Discouraged by the bullying and bored with classes, Yachty dropped out and returned home, where he followed the same plan he’d cooked up in New York: “I started getting so known, you know what I’m saying, for the way I dress, for my teeth, you know, I got a grill,” he explained. “Everything, just my hair, girls started liking me.” Then, at the very end of 2015, he caught a break, in the form of a joke video that went wildly viral on Twitter. Suddenly, he was seeing a million plays a day on Soundcloud, and good opportunities kept arising. Connor introduced him to A$AP Rocky, who has become a huge fan, and took him to New York for the Yeezy fashion show. He’s found himself enthusiastically covered on music blogs and in the pages of the New York Times, held up as a model of the Snapchat and Instagram era of rap.

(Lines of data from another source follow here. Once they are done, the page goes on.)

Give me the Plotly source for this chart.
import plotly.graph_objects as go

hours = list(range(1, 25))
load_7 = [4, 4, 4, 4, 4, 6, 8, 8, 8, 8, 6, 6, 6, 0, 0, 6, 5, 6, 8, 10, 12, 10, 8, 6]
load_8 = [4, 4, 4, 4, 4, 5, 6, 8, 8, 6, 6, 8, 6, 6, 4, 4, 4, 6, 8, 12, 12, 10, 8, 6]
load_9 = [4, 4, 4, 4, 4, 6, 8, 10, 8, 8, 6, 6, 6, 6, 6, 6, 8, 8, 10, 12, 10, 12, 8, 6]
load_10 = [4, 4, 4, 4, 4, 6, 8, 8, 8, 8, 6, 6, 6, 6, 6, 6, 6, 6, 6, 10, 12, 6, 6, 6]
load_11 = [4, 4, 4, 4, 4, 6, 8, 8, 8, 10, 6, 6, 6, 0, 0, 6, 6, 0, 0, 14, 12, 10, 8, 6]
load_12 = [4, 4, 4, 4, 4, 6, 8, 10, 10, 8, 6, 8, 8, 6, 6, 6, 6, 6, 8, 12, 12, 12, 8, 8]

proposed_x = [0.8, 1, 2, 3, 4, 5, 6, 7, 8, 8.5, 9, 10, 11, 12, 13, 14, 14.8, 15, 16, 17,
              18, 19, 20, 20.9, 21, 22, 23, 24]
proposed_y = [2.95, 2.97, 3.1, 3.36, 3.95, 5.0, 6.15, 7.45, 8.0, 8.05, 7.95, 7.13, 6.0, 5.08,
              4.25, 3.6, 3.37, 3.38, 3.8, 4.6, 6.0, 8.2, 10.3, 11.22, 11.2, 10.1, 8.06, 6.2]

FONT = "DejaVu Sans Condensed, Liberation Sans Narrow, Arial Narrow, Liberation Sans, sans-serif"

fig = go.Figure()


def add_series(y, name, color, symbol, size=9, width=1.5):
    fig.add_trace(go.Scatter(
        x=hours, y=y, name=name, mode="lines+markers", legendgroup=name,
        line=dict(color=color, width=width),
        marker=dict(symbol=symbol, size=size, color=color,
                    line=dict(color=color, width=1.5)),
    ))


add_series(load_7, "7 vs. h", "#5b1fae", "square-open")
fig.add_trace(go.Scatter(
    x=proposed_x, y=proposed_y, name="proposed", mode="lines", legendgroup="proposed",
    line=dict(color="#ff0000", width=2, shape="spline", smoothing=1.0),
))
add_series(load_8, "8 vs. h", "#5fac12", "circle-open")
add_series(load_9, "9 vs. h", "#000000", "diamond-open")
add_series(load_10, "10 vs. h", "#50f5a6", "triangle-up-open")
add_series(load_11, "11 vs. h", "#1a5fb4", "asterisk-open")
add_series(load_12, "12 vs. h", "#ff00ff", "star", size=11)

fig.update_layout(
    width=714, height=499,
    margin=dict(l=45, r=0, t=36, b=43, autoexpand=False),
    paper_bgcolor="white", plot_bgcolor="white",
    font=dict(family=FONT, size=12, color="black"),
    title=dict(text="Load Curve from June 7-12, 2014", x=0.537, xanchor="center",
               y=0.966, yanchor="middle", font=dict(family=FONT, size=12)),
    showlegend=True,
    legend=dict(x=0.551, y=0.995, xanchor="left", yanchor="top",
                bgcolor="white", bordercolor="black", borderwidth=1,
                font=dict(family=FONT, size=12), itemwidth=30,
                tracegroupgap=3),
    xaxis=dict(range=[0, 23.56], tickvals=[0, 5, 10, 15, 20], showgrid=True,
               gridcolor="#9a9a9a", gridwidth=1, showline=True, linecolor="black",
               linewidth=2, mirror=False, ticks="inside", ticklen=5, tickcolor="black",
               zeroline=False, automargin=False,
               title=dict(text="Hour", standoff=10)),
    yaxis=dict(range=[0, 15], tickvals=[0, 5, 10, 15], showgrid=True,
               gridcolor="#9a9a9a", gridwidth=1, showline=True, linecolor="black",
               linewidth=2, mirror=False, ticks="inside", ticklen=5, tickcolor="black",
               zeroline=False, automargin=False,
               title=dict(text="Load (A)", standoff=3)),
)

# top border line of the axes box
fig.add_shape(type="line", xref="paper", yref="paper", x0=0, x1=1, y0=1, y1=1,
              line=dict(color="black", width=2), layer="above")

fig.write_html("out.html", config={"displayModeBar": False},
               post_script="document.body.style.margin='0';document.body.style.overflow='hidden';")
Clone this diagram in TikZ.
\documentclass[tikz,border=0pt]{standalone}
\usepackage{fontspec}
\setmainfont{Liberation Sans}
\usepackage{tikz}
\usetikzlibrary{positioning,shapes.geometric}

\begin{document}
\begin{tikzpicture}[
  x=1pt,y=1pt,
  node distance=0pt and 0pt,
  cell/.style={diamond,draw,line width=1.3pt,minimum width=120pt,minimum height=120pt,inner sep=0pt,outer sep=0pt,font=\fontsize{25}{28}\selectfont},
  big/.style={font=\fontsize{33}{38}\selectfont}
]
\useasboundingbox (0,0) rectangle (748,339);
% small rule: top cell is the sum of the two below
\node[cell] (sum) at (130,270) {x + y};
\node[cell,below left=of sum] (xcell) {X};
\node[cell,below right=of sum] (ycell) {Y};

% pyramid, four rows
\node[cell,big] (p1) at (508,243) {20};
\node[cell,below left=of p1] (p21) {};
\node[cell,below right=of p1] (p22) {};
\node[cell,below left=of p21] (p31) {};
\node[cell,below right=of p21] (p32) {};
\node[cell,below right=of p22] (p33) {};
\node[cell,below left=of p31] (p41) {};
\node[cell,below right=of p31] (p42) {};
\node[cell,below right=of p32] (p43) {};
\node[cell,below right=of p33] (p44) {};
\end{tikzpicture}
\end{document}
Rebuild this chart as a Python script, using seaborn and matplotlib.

It’s not hard to see why Yachty embodies that idea for so many people, beyond his own astute approach to engineering his rise. Artistically, he’s like a younger, slightly more focused version of the pioneering viral rap stars of a half-decade ago—Lil B, Riff Raff, TKO Capone—whose music threw wacky, unpolished ideas out to see what would stick. The images accompanying many of his songs are bad, candid photos that highlight his hairstyles and oufits—the cover for the collection containing “1Night” looks like a Snapchat screengrab. And his music, at its most fascinating, veers well off the now relatively safe path of woozy, washed-out trap melodies into odd discursions and vocal experiments, although always with a positive, upbeat underpinning. In some cases, his songs become almost ambient compositions, as on the transcendent “Remember December.” The internet’s promises have long been to connect people, make information more accessible, and remove traditional gatekeepers; the floodgates have broken, and Lil Yachty is sailing those waters with skill.